NAFE President Dr. Betty Spence pointed out that women are not holding enough P&L (profit and loss) positions in public companies.  At the NAFE Top 50, women hold 26% of P&L responsibilities where Catalyst estimates only 11.4% of those same kinds of jobs are in the hands of women at other companies.  At seven of the NAFE Top 50, women are running half of the major business units.  The rest are far behind.

Members of the Top 50 List explained making a concerted effort to spot talent early, give them to opportunity to gain the right experience is a company wide initiative that will create a stronger bench for managerial and business unit roles. Katy Dickson, VP at General Mills, Pillsbury Business Unit Director, says she is a case in point. Most of her career was in IT but she was able to talk with managers about what her next move would be.  They offered her a position with P&L responsibilities, then she moved into the business unit she is currently in a different role and was then offered the opportunity to move up to her current slot as VP.

An excuse at many companies is, they don’t track gender in P&L roles so there is no way of publically measuring them. But if we go back to some of the things Anne Mulcahy said, that is not a valid practice.
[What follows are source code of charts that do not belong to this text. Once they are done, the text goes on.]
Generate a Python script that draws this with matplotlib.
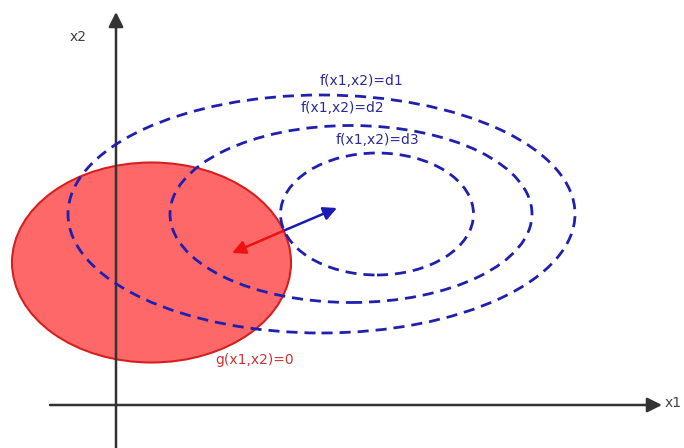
import matplotlib.pyplot as plt
from matplotlib.patches import Ellipse

# origin = crossing of the x1/x2 axes
x_range = (-116, 568)
y_range = (-43, 405)

# constraint region g(x1,x2)=0
g_center = (35.5, 142.5)
g_size = (279, 200)

# contour levels of f
levels = ["d1", "d2", "d3"]
f_centers = [(205.5, 191), (235, 191), (261, 191)]
f_sizes = [(507, 238), (362, 177), (193, 122)]
f_label_pos = [(246, 324), (226, 297), (261, 265)]
g_label_pos = (139, 45)

# gradient arrows at the touching point
touch = (167, 174)
grad_f = (221, 197)
grad_g = (116, 152)

# axes extents
x_axis = (-66, 546)
y_axis = (-43, 393)

fig = plt.figure(figsize=(6.84, 4.48), dpi=100)
ax = fig.add_axes([0, 0, 1, 1])
ax.set_xlim(*x_range)
ax.set_ylim(*y_range)
ax.set_aspect('auto')
ax.axis('off')

# red constraint ellipse
ax.add_patch(Ellipse(g_center, g_size[0], g_size[1], facecolor='#ff6868',
                     edgecolor='#d42020', lw=1.5, zorder=1))

# coordinate axes
axis_color = '#333333'
ax.annotate('', xy=(x_axis[1], 0), xytext=(x_axis[0], 0),
            arrowprops=dict(arrowstyle='-|>', color=axis_color, lw=1.8,
                            mutation_scale=22, shrinkA=0, shrinkB=0), zorder=2)
ax.annotate('', xy=(0, y_axis[1]), xytext=(0, y_axis[0]),
            arrowprops=dict(arrowstyle='-|>', color=axis_color, lw=1.8,
                            mutation_scale=22, shrinkA=0, shrinkB=0), zorder=2)
ax.text(557, 2, 'x1', fontsize=10, color='#444444', ha='center', va='center')
ax.text(-38, 368, 'x2', fontsize=10, color='#444444', ha='center', va='center')

# dashed contours of f
for lvl, c, s, p in zip(levels, f_centers, f_sizes, f_label_pos):
    ax.add_patch(Ellipse(c, s[0], s[1], fill=False, edgecolor='#2020b0',
                         lw=2, linestyle=(0, (4, 2.5)), zorder=3))
    ax.text(p[0], p[1], f'f(x1,x2)={lvl}', fontsize=10, color='#2a2a9a',
            ha='center', va='center')

ax.text(g_label_pos[0], g_label_pos[1], 'g(x1,x2)=0', fontsize=10,
        color='#cc3333', ha='center', va='center')

# gradients
ax.annotate('', xy=grad_f, xytext=touch,
            arrowprops=dict(arrowstyle='-|>', color='#1a1ab4', lw=1.8,
                            mutation_scale=20, shrinkA=0, shrinkB=0), zorder=4)
ax.annotate('', xy=grad_g, xytext=touch,
            arrowprops=dict(arrowstyle='-|>', color='#ee1111', lw=1.8,
                            mutation_scale=20, shrinkA=0, shrinkB=0), zorder=4)

plt.savefig('out.png', dpi=100)
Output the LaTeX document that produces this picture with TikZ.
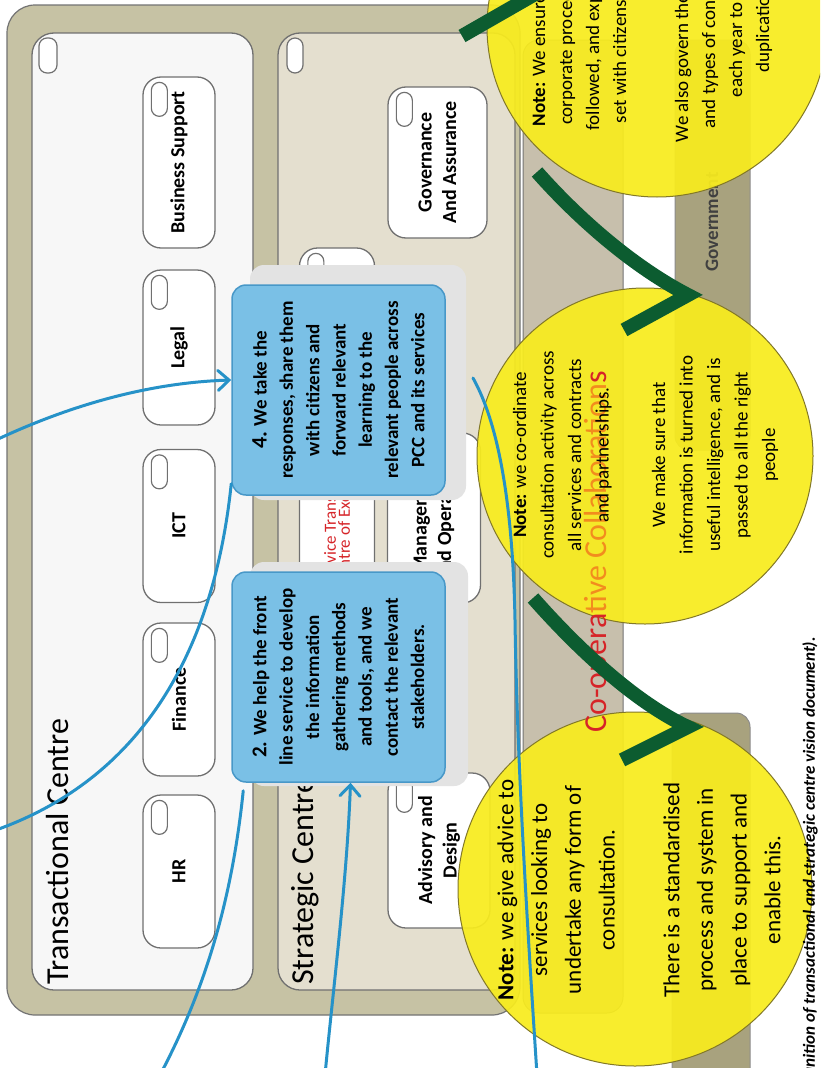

Whether it’s for succession planning or just good management, diversity must be followed and tracked with intent.  Without goals and measurable results, nothing gets accomplished.

As we move into the second decade of the 21st Century, companies, government, men and women still need to validate the important work that women do, the strides they have taken, the firsts they have reached, and trumpet that to the world – the world of business, especially – so we can assume our leadership roles and bring those added voices to the boardroom table to add harmony and variation, like a good choir.  One other thought that permeated the conversation this week:  Men and women succeed when men “get it.”